Covid19 Temple – an poignant homage by the sea.

Wexford-based Belgian artist Els Dietvorst - whose recent exhibition “Dooltocht: a desperate quest to find a base for hope” at M HKA in Antwerp celebrated her last 20 years as an artist – has created a “shrine” composed of white stones to honour those who have suffered due to the current pandemic. 

Els Dietvorst, who lives by the sea in a low-populated area of Wexford, encountered a couple of stones that a girl had inscribed with the words: “Covid 19” and “I am bored.” Els then felt inspired to place several white stones around it and she kept doing it every day. After a week of working on it, Els noticed that anonymous walkers had also been contributing to the temple. She started this project in March and now the installation has well over 500 stones. 
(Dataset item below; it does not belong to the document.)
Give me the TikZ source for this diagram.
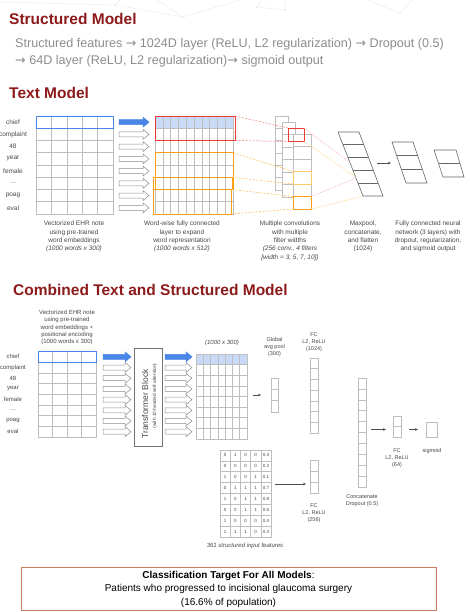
\documentclass[tikz,border=0pt]{standalone}
\usepackage{fontspec}
\setmainfont{Liberation Sans}
\newfontfamily\arrowfont{DejaVu Sans}
\usetikzlibrary{arrows.meta, calc}

\definecolor{titlered}{RGB}{140,26,26}
\definecolor{leadgray}{RGB}{140,140,140}
\definecolor{captext}{RGB}{70,70,70}
\definecolor{gridgray}{RGB}{190,190,190}
\definecolor{paneblue}{RGB}{201,218,248}
\definecolor{edgeblue}{RGB}{74,134,232}
\definecolor{winred}{RGB}{234,60,50}
\definecolor{winorange}{RGB}{255,160,20}
\definecolor{winlight}{RGB}{255,200,110}
\definecolor{boxedge}{RGB}{205,125,100}
\definecolor{decogray}{RGB}{236,236,236}

\newcommand{\thento}{{\arrowfont →}}
% grid lines inside a named box: name, columns, rows
\newcommand{\cellgrid}[3]{%
  \draw[cellline] (#1.north west) rectangle (#1.south east);
  \foreach \i in {1,...,#2}
    \draw[cellline] ($(#1.north west)!\i/#2!(#1.north east)$) -- ($(#1.south west)!\i/#2!(#1.south east)$);
  \foreach \j in {1,...,#3}
    \draw[cellline] ($(#1.north west)!\j/#3!(#1.south west)$) -- ($(#1.north east)!\j/#3!(#1.south east)$);
}
% wide hollow arrow: x from, x to, y, style
\newcommand{\blockarrow}[4]{%
  \draw[#4] (#1,{#3-2.5}) -- ({#2-6},{#3-2.5}) -- ({#2-6},{#3-5}) -- (#2,#3)
    -- ({#2-6},{#3+5}) -- ({#2-6},{#3+2.5}) -- (#1,{#3+2.5}) -- cycle;
}

\begin{document}
\begin{tikzpicture}[x=1pt, y=-1pt, >=Stealth,
    title/.style={anchor=base west, inner sep=0, text=titlered,
      font=\fontsize{15.5}{18}\selectfont\bfseries},
    lead/.style={anchor=base west, inner sep=0, text=leadgray,
      font=\fontsize{12.6}{14}\selectfont},
    caption/.style={anchor=north, align=center, inner sep=0, text=captext,
      font=\fontsize{6.5}{8.3}\selectfont},
    tag/.style={align=center, inner sep=0, text=captext,
      font=\fontsize{5.5}{7}\selectfont},
    word/.style={inner sep=0, text=captext, font=\fontsize{6.5}{8}\selectfont},
    val/.style={inner sep=0, text=captext, font=\fontsize{4.5}{5}\selectfont},
    pane/.style={inner sep=0, outer sep=0},
    cellline/.style={draw=gridgray, line width=0.6pt},
    stack/.style={pane, fill=white},
    slant/.style={draw=black!60, line width=0.6pt},
    blockfill/.style={fill=edgeblue, draw=edgeblue, line width=0.5pt},
    blockline/.style={draw=black!45, line width=0.5pt, fill=white},
    redwin/.style={pane, draw=winred, line width=0.9pt},
    orwin/.style={pane, draw=winorange, line width=0.9pt},
    reddash/.style={draw=winred!70, line width=0.5pt, dash pattern=on 2pt off 1.5pt},
    ordash/.style={draw=winorange!80, line width=0.5pt, dash pattern=on 2pt off 1.5pt},
    pinkdot/.style={draw=winred!45, line width=0.5pt, dash pattern=on 1pt off 1pt},
    yeldot/.style={draw=winlight, line width=0.5pt, dash pattern=on 1pt off 1pt},
    flow/.style={->, draw=black!70, line width=0.5pt, >={Stealth[length=3pt,width=2.6pt]}}]
\useasboundingbox (0,0) rectangle (469,612);

% faint network decoration at the top
\draw[decogray, line width=0.5pt] (0,2) -- (115,5) -- (183,17) -- (157,0)
  (183,17) -- (240,0) (115,5) -- (120,0) (257,7) -- (285,10) -- (285,0)
  (257,7) -- (262,0) (367,0) -- (400,13) -- (412,0);
\foreach \p in {(115,5),(183,17),(257,7),(285,10),(400,13)}
  \fill[decogray] \p circle (1.2);

% headings
\node[title] (tstruct) at (9,25) {Structured Model};
\node[lead] (lead1) at (15,48) {Structured features \thento{} 1024D layer (ReLU, L2 regularization) \thento{} Dropout (0.5)};
\node[lead] (lead2) at (15,65) {\thento{} 64D layer (ReLU, L2 regularization)\thento{} sigmoid output};
\node[title] (ttext) at (9,99) {Text Model};

% ---- Text model ----
\foreach \w [count=\k from 0] in {chief,complaint,48,year,female,{\ldots},poag,eval}
  \node[word] (tw\k) at (13,{122.1+12.25*\k}) {\w};

\node[pane, minimum width=77, minimum height=98] (emb) at (74.5,165) {};
\cellgrid{emb}{5}{8}
\draw[edgeblue, line width=0.9pt] (emb.north west) rectangle ($(emb.north east)!1/8!(emb.south east)$);

\foreach \k in {0,...,7} {
  \pgfmathsetmacro{\yy}{122.1+12.25*\k}
  \ifnum\k=0 \blockarrow{119}{149}{\yy}{blockfill}\else\blockarrow{119}{149}{\yy}{blockline}\fi
}

\node[pane, minimum width=78, minimum height=98] (wide) at (194,165) {};
\fill[paneblue] (wide.north west) rectangle ($(wide.north east)!1/8!(wide.south east)$);
\cellgrid{wide}{10}{8}

% filter windows on the wide layer
\node[redwin, minimum width=80, minimum height=24.5] (rwin) at (195,128.25) {};
\node[orwin, minimum width=78, minimum height=36.75] (owa) at (194,171.1) {};
\node[orwin, minimum width=79, minimum height=12.25] (owb) at (192.5,183.4) {};
\node[orwin, minimum width=78, minimum height=24.5] (owc) at (192,201.75) {};

% stacked convolution maps
\node[stack, minimum width=13, minimum height=74] (conva) at (281.5,153) {};
\cellgrid{conva}{1}{6}
\node[stack, minimum width=13, minimum height=75] (convb) at (288.5,159.5) {};
\cellgrid{convb}{1}{6}
\node[stack, minimum width=18, minimum height=75] (convc) at (302,171.5) {};
\cellgrid{convc}{1}{6}
\node[redwin, minimum width=16, minimum height=13.5] (rf) at (296,134.75) {};
\node[pane, draw=winlight, line width=0.9pt, minimum width=18, minimum height=12.5] (ofa) at (302,177.75) {};
\node[orwin, minimum width=18, minimum height=12.5] (ofb) at (302,202.75) {};

\draw[reddash] (rwin.north east) -- (rf.north west);
\draw[reddash] (rwin.south east) -- (rf.south west);
\draw[ordash] (owa.north east) -- (ofa.north west);
\draw[ordash] (owb.north east) -- (ofa.south west);
\draw[ordash] (owb.south east) -- (ofb.north west);
\draw[ordash] (owc.south east) -- (ofb.south west);

% maxpool and flatten
\coordinate (mpA) at (338,132);
\coordinate (mpB) at (359,132);
\coordinate (mpC) at (383,196);
\coordinate (mpD) at (363,196);
\draw[slant] (mpA) -- (mpB) -- (mpC) -- (mpD) -- cycle;
\foreach \t in {1,...,4}
  \draw[slant] ($(mpA)!\t/5!(mpD)$) -- ($(mpB)!\t/5!(mpC)$);

\draw[pinkdot] (rf.north east) -- ($(mpA)!0.48!(mpD)$);
\draw[pinkdot] (ofb.north east) -- ($(mpA)!0.72!(mpD)$);
\draw[yeldot] (rf.south east) -- ($(mpA)!0.70!(mpD)$);
\draw[yeldot] (ofb.south east) -- (mpD);

% fully connected layers
\coordinate (fcA) at (392,142);
\coordinate (fcB) at (413,142);
\coordinate (fcC) at (427,183);
\coordinate (fcD) at (406,183);
\draw[slant] (fcA) -- (fcB) -- (fcC) -- (fcD) -- cycle;
\foreach \t in {1,2}
  \draw[slant] ($(fcA)!\t/3!(fcD)$) -- ($(fcB)!\t/3!(fcC)$);

\coordinate (outA) at (434,150);
\coordinate (outB) at (456,150);
\coordinate (outC) at (464,177);
\coordinate (outD) at (443,177);
\draw[slant] (outA) -- (outB) -- (outC) -- (outD) -- cycle;
\draw[slant] ($(outA)!0.5!(outD)$) -- ($(outB)!0.5!(outC)$);

\coordinate (mpout) at (377,163);
\coordinate (fcin) at (391,163);
\draw[flow] (mpout) -- (fcin);

% captions
\node[caption] (cemb) at (74,221) {Vectorized EHR note\\using pre-trained\\word embeddings\\\textit{(1000 words x 300)}};
\node[caption] (cwide) at (182,221) {Word-wise fully connected\\layer to expand\\word representation\\\textit{(1000 words x 512)}};
\node[caption] (cconv) at (290,221) {Multiple convolutions\\with multiple\\filter widths\\\textit{(256 conv., 4 filters}\\\textit{[width = 3, 5, 7, 10])}};
\node[caption] (cpool) at (363,221) {Maxpool,\\concatenate,\\and flatten\\(1024)};
\node[caption] (cfc) at (428,221) {Fully connected neural\\network (3 layers) with\\dropout, regularization,\\and sigmoid output};

% ---- Combined model ----
\node[title] (tcomb) at (13,295) {Combined Text and Structured Model};

\node[caption, font=\fontsize{6}{7.3}\selectfont] (cpos) at (67,310) {Vectorized EHR note\\using pre-trained\\word embeddings +\\positional encoding\\(1000 words x 300)};

\foreach \w [count=\k from 0] in {chief,complaint,48,year,female,{\ldots},poag,eval}
  \node[word, font=\fontsize{6}{7}\selectfont] (cw\k) at (13,{356.85+10.69*\k}) {\w};

\node[pane, minimum width=58, minimum height=85.5] (pemb) at (67,394.25) {};
\cellgrid{pemb}{4}{8}
\draw[edgeblue, line width=0.9pt] (pemb.north west) rectangle ($(pemb.north east)!1/8!(pemb.south east)$);

\foreach \k in {0,...,7} {
  \pgfmathsetmacro{\yy}{356.85+10.69*\k}
  \ifnum\k=0
    \blockarrow{103}{131}{\yy}{blockfill}\blockarrow{165}{192}{\yy}{blockfill}
  \else
    \blockarrow{103}{131}{\yy}{blockline}\blockarrow{165}{192}{\yy}{blockline}
  \fi
}

\node[pane, draw=black!55, line width=0.8pt, minimum width=28, minimum height=98] (tblock) at (148,397) {};
\node[inner sep=0, rotate=90, text=captext, font=\fontsize{8.5}{9}\selectfont] (tbname) at (145,404) {Transformer Block};
\node[inner sep=0, rotate=90, text=captext, font=\fontsize{4.8}{5}\selectfont] (tbnote) at (155,396) {(with 10-headed self-attention)};

\node[pane, minimum width=51, minimum height=85] (tout) at (221.5,396.5) {};
\fill[paneblue] (tout.north west) rectangle ($(tout.north east)!1/8!(tout.south east)$);
\cellgrid{tout}{7}{8}
\node[tag, font=\fontsize{6}{7}\selectfont\itshape] (ctout) at (222,343) {(1000 x 300)};

\node[pane, minimum width=7, minimum height=34] (gpool) at (274.5,395) {};
\cellgrid{gpool}{1}{3}
\node[tag] (cgpool) at (274.5,347.5) {Global\\avg pool\\(300)};
\draw[flow, shorten <=6pt, shorten >=10pt] (tout.east |- gpool.west) -- (gpool.west);

\node[pane, minimum width=8, minimum height=75] (fcbig) at (314,395.5) {};
\cellgrid{fcbig}{1}{7}
\node[tag] (cfcbig) at (314,341.7) {FC\\L2, ReLU\\(1024)};

% structured features
\node[pane, minimum width=51, minimum height=87] (smat) at (245.5,493.5) {};
\cellgrid{smat}{5}{8}
\foreach \row [count=\r] in {{0,1,0,0,0.3},{0,0,0,0,0.2},{1,0,0,1,0.1},{0,1,1,1,0.7},
    {1,0,1,1,0.8},{0,0,1,1,0.6},{1,0,0,0,0.4},{1,1,1,0,0.3}}
  \foreach \v [count=\c] in \row
    \node[val] (v\r\c) at ({220+10.2*(\c-0.5)},{450+10.875*(\r-0.5)}) {\v};
\node[tag, font=\fontsize{6}{7}\selectfont\itshape] (csmat) at (245,546) {361 structured input features};

\node[pane, minimum width=8, minimum height=33] (fcsmall) at (314,476.5) {};
\cellgrid{fcsmall}{1}{3}
\node[tag] (cfcsmall) at (314,513) {FC\\L2, ReLU\\(256)};
\coordinate (sin) at (306,484);
\draw[flow, shorten <=4pt] (smat.east |- sin) -- (sin);

% concatenation and output
\node[pane, minimum width=8, minimum height=109] (concat) at (362,432.5) {};
\cellgrid{concat}{1}{10}
\node[tag] (cconcat) at (362,500.5) {Concatenate\\Dropout (0.5)};

\node[pane, minimum width=8, minimum height=21] (fcsix) at (397,426.5) {};
\cellgrid{fcsix}{1}{2}
\node[tag] (cfcsix) at (397,458) {FC\\L2, ReLU\\(64)};

\node[pane, minimum width=11, minimum height=15] (sig) at (431.5,429.5) {};
\cellgrid{sig}{1}{1}
\node[tag] (csig) at (432,451) {sigmoid};

\draw[flow, shorten <=5pt, shorten >=7pt] (concat.east |- sig.west) -- (fcsix.west |- sig.west);
\draw[flow, shorten <=8pt, shorten >=8pt] (fcsix.east |- sig.west) -- (sig.west);

% target box
\node[pane, draw=boxedge, line width=0.9pt, minimum width=415, minimum height=43.5,
  align=center, font=\fontsize{10}{13.5}\selectfont] (target) at (228.5,589) {%
  \textbf{Classification Target For All Models}:\\
  Patients who progressed to incisional glaucoma surgery\\
  (16.6\% of population)};
\end{tikzpicture}
\end{document}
There are many sacred places throughout the world where pilgrims used to travel to in an effort to connect to a special energy. Covid19 Temple  is nested in a memorable place that can only be reached after walking for thirty minutes in a desolate area. It entails a different kind of pilgrimage. One that shows how despite the fact that our world is a completely different place from what it was 4 months ago, the need to connect and honour those who suffer is greater than ever. 

Els’s prolific body of work has always had at its core issues such as massive migration, social conflict, homelessness, nature, climate change, and our own mortality. She prefers to work in collaboration with others so it is only fitting that despite current limitations Els organically found a way to continue working “with others” in the creation of a “temple”. 

Art historian Karla Sánchez said: “Coivd 19 Temple is not only touching and meaningful to Els Dietvorst but to all of us. As our humanity is tested more than ever in this generation we have to keep reaching out for one another, even from a distance, and find hope in our company.”